Weekly review – 11 September 2009

11 September 2009 (15:48) | Journal | By: Colin McGinley

I had a short in EUR/USD from 1.4295 in play at the time of my last post. Last Friday saw a dip to just under 1.4200 before a rebound unfolded. I didn’t want to hold over the weekend and certainly didn’t want to see a move that had gone 100 pips in my favour turn into a loss. My stop loss was moved down to 1.4285 and I was taken out of the trade to enter the weekend all square.

On Monday we were back near the highs of 1.4350 that had capped the market for the prior two weeks. With my short bias still in play and being at the top part of the recent range I entered a short at 1.4350. Obviously the market had other ideas and we shot off to the upside. The lazy days of summer were at an end and real movement might actually be back. This is especially evident when looking at the gold market which has broken through and closed above $1000 this week.
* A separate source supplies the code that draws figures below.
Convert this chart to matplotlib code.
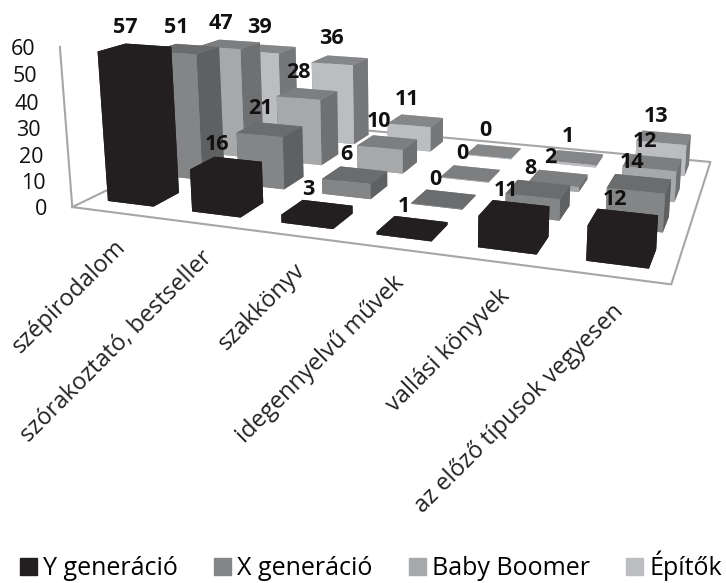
# Könyvtípusok generációnként - 3D oszlopdiagram
import numpy as np
import matplotlib
matplotlib.use("Agg")
import matplotlib.pyplot as plt
from matplotlib.patches import Patch
from mpl_toolkits.mplot3d import proj3d

plt.rcParams["font.family"] = ["Open Sans", "DejaVu Sans"]

categories = ["szépirodalom", "szórakoztató, bestseller", "szakkönyv",
              "idegennyelvű művek", "vallási könyvek", "az előző típusok vegyesen"]
series_names = ["Y generáció", "X generáció", "Baby Boomer", "Építők"]

y_gen = [57, 16, 3, 1, 11, 12]
x_gen = [51, 21, 6, 0, 8, 14]
baby_boomer = [47, 28, 10, 0, 2, 12]
epitok = [39, 36, 11, 0, 1, 13]
z_ticks = [0, 10, 20, 30, 40, 50, 60]

# face colours: bottom, top, front, back, left, right
face_colors = [
    ["#231f20"] * 6,
    ["#848587", "#6b6c6e", "#848587", "#848587", "#5f6062", "#5f6062"],
    ["#a7a8aa", "#7d7e80", "#a7a8aa", "#a7a8aa", "#6f7072", "#6f7072"],
    ["#bcbdc0", "#858688", "#bcbdc0", "#bcbdc0", "#76777a", "#76777a"],
]
legend_colors = ["#231f20", "#848587", "#a7a8aa", "#bcbdc0"]

values = np.array([y_gen, x_gen, baby_boomer, epitok], dtype=float)

W, H = 726, 583
side = 661.3
fig = plt.figure(figsize=(W / 100, H / 100), dpi=100)
ax = fig.add_axes([73.2 / W, (H - 448.9) / H, side / W, side / H], projection="3d")
ax.set_proj_type("persp", focal_length=0.303)
ax.view_init(elev=13.532, azim=-70.342)
ax.set_box_aspect((6, 3.883, 1.66), zoom=1)
ax.set_xlim(0, 6)
ax.set_ylim(0, 4)
ax.set_zlim(0, 60)
ax.set_axis_off()

# oszlopok
bw, bd = 0.55, 0.5
xs, ys, hs, cols = [], [], [], []
for s in range(4):
    for c in range(6):
        xs.append(c + (1 - bw) / 2)
        ys.append(s + 0.3)
        hs.append(max(values[s, c], 0.3))
        cols += face_colors[s]
ax.bar3d(xs, ys, 0, bw, bd, hs, color=cols, shade=False, linewidth=0)

# padló és tengely
ax.plot([0, 6, 6, 0, 0], [0, 0, 4, 4, 0], 0, color="#a6a6a8", lw=1.5, zorder=0, clip_on=False)
ax.plot([0, 0], [0, 0], [0, 60], color="#a6a6a8", lw=1.5, zorder=0, clip_on=False)


def label(x, y, z, text, dx=0, dy=0, **kw):
    # 3D pont -> 2D, mert a Text3D nem forgat
    px, py, _ = proj3d.proj_transform(x, y, z, ax.get_proj())
    ax.annotate(text, (px, py), xytext=(dx, dy), textcoords="offset pixels",
                annotation_clip=False, zorder=100, **kw)


for t in z_ticks:
    label(0, 0, t, str(t), dx=-25, dy=-2.5, fontsize=15.5, ha="right", va="center", color="#111111")

for c, name in enumerate(categories):
    label(c + 0.5, 0, 0, name, dx=8, dy=-31, fontsize=17, rotation=45, ha="right", va="center",
          rotation_mode="anchor", color="#222222")

for s in range(4):
    for c in range(6):
        label(c + 0.5, s + 0.5, values[s, c], str(int(values[s, c])), dx=-7, dy=22, fontsize=15.5,
              fontweight="bold", ha="center", va="center", color="#111111")

handles = [Patch(color=col, label=n) for col, n in zip(legend_colors, series_names)]
fig.legend(handles=handles, loc="lower left", bbox_to_anchor=(-0.004, -0.036), ncol=4, frameon=False,
           fontsize=18, handlelength=0.68, handleheight=0.68, handletextpad=0.26, columnspacing=1.44)

fig.savefig("out.png", dpi=100)
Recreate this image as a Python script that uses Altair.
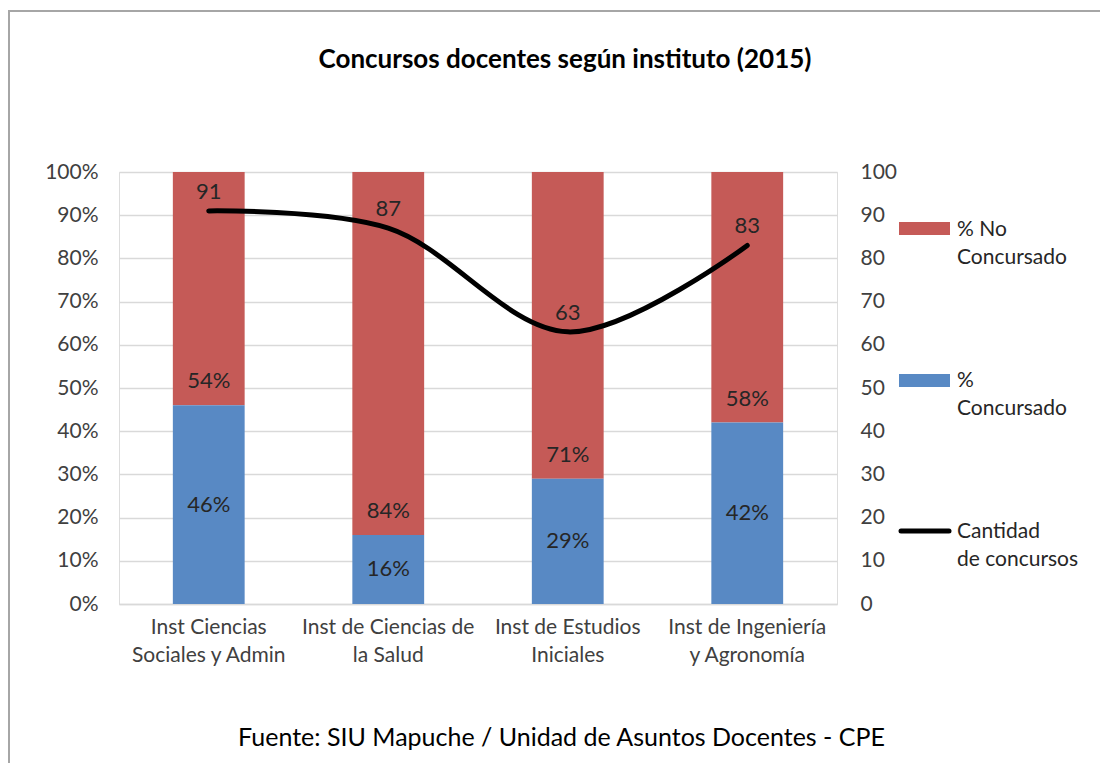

My short was thus quickly stopped out for a 100 pip loss. The breakout above 1.4400 had me re-evaluate my bias. In turn, I’ve now switched to going long.

This led to two long trades, one on Tuesday at 1.4497 (yes, back to using my birthday point entries for some variety) and the other on Thursday at 1.4522. Both had 50 pip targets which were hit.

Getting above 1.4600 seems to have been a real chore since it was touched on Wednesday. Three days without a sustained break starts to make me wonder if a retracement isn’t on the cards. With that in mind, I’ve entered a short at 1.4578 this morning. If we don’t break below 1.4550 on Monday I’ll be sorely tempted to just close this trade out early.